Any picture among the records should be left out, please; retype the rest exactly.

------ MATERIAL SHOWN ------

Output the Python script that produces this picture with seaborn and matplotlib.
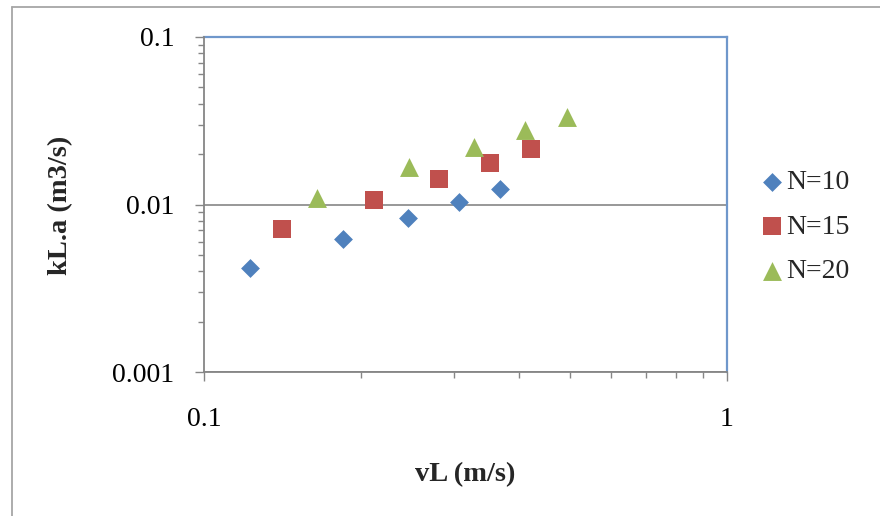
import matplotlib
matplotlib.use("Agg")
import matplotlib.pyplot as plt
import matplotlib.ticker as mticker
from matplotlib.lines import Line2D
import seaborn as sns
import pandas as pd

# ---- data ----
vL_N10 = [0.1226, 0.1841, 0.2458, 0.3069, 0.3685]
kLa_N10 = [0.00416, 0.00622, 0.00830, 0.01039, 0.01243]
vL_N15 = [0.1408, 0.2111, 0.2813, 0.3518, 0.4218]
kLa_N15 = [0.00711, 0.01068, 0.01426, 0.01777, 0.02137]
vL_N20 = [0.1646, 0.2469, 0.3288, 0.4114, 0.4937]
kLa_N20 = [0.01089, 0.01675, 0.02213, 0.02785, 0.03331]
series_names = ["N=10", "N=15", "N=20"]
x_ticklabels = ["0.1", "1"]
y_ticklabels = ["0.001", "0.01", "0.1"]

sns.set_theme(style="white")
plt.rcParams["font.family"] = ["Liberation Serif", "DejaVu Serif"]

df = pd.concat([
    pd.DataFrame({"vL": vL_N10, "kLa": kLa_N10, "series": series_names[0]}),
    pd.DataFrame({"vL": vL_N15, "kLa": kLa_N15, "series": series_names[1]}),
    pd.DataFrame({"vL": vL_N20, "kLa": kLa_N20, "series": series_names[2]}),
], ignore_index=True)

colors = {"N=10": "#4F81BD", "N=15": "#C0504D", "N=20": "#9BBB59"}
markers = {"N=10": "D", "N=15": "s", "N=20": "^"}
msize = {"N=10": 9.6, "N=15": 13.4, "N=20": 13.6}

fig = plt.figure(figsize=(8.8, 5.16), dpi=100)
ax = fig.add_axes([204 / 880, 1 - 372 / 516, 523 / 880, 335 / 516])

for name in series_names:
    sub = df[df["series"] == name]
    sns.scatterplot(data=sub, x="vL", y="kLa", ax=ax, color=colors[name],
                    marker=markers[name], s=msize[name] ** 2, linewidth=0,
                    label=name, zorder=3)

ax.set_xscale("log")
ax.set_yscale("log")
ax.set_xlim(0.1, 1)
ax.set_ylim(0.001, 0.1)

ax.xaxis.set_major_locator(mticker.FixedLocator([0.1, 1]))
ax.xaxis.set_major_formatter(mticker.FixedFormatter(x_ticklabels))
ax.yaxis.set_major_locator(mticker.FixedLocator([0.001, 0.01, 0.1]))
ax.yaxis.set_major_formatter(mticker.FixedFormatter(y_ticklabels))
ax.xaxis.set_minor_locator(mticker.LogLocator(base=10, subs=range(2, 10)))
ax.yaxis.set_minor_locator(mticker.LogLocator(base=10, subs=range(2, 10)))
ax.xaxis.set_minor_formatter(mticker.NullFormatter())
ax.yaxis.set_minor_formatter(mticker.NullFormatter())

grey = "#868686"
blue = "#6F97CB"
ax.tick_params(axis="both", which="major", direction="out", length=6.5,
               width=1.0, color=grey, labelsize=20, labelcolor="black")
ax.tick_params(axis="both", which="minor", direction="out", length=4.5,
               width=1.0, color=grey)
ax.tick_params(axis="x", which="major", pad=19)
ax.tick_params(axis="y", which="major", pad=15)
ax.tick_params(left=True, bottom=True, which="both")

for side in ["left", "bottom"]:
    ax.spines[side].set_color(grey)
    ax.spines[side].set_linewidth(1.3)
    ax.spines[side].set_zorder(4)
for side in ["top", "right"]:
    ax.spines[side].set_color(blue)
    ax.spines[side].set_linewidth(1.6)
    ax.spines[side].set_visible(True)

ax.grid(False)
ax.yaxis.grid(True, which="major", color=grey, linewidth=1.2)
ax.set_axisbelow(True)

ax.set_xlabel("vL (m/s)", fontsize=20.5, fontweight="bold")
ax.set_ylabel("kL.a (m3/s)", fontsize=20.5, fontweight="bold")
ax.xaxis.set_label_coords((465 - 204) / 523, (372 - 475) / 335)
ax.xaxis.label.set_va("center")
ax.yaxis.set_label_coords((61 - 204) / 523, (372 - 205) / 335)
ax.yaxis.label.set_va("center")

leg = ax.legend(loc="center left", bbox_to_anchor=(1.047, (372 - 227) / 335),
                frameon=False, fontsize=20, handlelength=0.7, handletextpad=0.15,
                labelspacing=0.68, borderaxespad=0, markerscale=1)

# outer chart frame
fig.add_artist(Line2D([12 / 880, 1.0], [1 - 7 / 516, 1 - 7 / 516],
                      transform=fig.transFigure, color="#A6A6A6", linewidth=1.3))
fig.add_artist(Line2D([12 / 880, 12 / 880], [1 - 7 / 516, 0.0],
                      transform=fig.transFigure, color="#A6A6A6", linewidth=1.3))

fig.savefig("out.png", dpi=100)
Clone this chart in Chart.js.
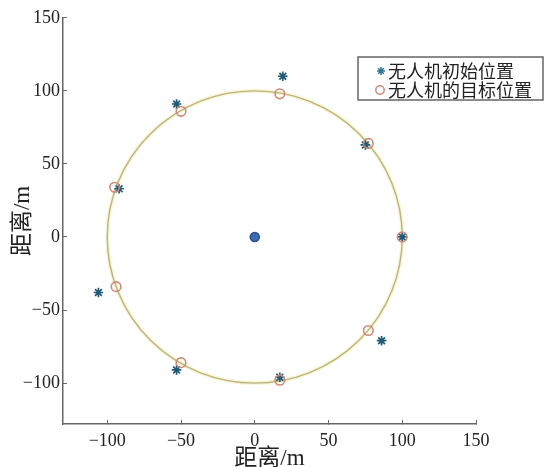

------

**SOLUTION FOR THIS TASK**
Output the Python script that produces this picture with seaborn and matplotlib.
import matplotlib
matplotlib.use("Agg")
import matplotlib.pyplot as plt
import matplotlib.ticker as mticker
from matplotlib.lines import Line2D
import seaborn as sns
import pandas as pd

# ---- data ----
vL_N10 = [0.1226, 0.1841, 0.2458, 0.3069, 0.3685]
kLa_N10 = [0.00416, 0.00622, 0.00830, 0.01039, 0.01243]
vL_N15 = [0.1408, 0.2111, 0.2813, 0.3518, 0.4218]
kLa_N15 = [0.00711, 0.01068, 0.01426, 0.01777, 0.02137]
vL_N20 = [0.1646, 0.2469, 0.3288, 0.4114, 0.4937]
kLa_N20 = [0.01089, 0.01675, 0.02213, 0.02785, 0.03331]
series_names = ["N=10", "N=15", "N=20"]
x_ticklabels = ["0.1", "1"]
y_ticklabels = ["0.001", "0.01", "0.1"]

sns.set_theme(style="white")
plt.rcParams["font.family"] = ["Liberation Serif", "DejaVu Serif"]

df = pd.concat([
    pd.DataFrame({"vL": vL_N10, "kLa": kLa_N10, "series": series_names[0]}),
    pd.DataFrame({"vL": vL_N15, "kLa": kLa_N15, "series": series_names[1]}),
    pd.DataFrame({"vL": vL_N20, "kLa": kLa_N20, "series": series_names[2]}),
], ignore_index=True)

colors = {"N=10": "#4F81BD", "N=15": "#C0504D", "N=20": "#9BBB59"}
markers = {"N=10": "D", "N=15": "s", "N=20": "^"}
msize = {"N=10": 9.6, "N=15": 13.4, "N=20": 13.6}

fig = plt.figure(figsize=(8.8, 5.16), dpi=100)
ax = fig.add_axes([204 / 880, 1 - 372 / 516, 523 / 880, 335 / 516])

for name in series_names:
    sub = df[df["series"] == name]
    sns.scatterplot(data=sub, x="vL", y="kLa", ax=ax, color=colors[name],
                    marker=markers[name], s=msize[name] ** 2, linewidth=0,
                    label=name, zorder=3)

ax.set_xscale("log")
ax.set_yscale("log")
ax.set_xlim(0.1, 1)
ax.set_ylim(0.001, 0.1)

ax.xaxis.set_major_locator(mticker.FixedLocator([0.1, 1]))
ax.xaxis.set_major_formatter(mticker.FixedFormatter(x_ticklabels))
ax.yaxis.set_major_locator(mticker.FixedLocator([0.001, 0.01, 0.1]))
ax.yaxis.set_major_formatter(mticker.FixedFormatter(y_ticklabels))
ax.xaxis.set_minor_locator(mticker.LogLocator(base=10, subs=range(2, 10)))
ax.yaxis.set_minor_locator(mticker.LogLocator(base=10, subs=range(2, 10)))
ax.xaxis.set_minor_formatter(mticker.NullFormatter())
ax.yaxis.set_minor_formatter(mticker.NullFormatter())

grey = "#868686"
blue = "#6F97CB"
ax.tick_params(axis="both", which="major", direction="out", length=6.5,
               width=1.0, color=grey, labelsize=20, labelcolor="black")
ax.tick_params(axis="both", which="minor", direction="out", length=4.5,
               width=1.0, color=grey)
ax.tick_params(axis="x", which="major", pad=19)
ax.tick_params(axis="y", which="major", pad=15)
ax.tick_params(left=True, bottom=True, which="both")

for side in ["left", "bottom"]:
    ax.spines[side].set_color(grey)
    ax.spines[side].set_linewidth(1.3)
    ax.spines[side].set_zorder(4)
for side in ["top", "right"]:
    ax.spines[side].set_color(blue)
    ax.spines[side].set_linewidth(1.6)
    ax.spines[side].set_visible(True)

ax.grid(False)
ax.yaxis.grid(True, which="major", color=grey, linewidth=1.2)
ax.set_axisbelow(True)

ax.set_xlabel("vL (m/s)", fontsize=20.5, fontweight="bold")
ax.set_ylabel("kL.a (m3/s)", fontsize=20.5, fontweight="bold")
ax.xaxis.set_label_coords((465 - 204) / 523, (372 - 475) / 335)
ax.xaxis.label.set_va("center")
ax.yaxis.set_label_coords((61 - 204) / 523, (372 - 205) / 335)
ax.yaxis.label.set_va("center")

leg = ax.legend(loc="center left", bbox_to_anchor=(1.047, (372 - 227) / 335),
                frameon=False, fontsize=20, handlelength=0.7, handletextpad=0.15,
                labelspacing=0.68, borderaxespad=0, markerscale=1)

# outer chart frame
fig.add_artist(Line2D([12 / 880, 1.0], [1 - 7 / 516, 1 - 7 / 516],
                      transform=fig.transFigure, color="#A6A6A6", linewidth=1.3))
fig.add_artist(Line2D([12 / 880, 12 / 880], [1 - 7 / 516, 0.0],
                      transform=fig.transFigure, color="#A6A6A6", linewidth=1.3))

fig.savefig("out.png", dpi=100)
Clone this chart in Chart.js.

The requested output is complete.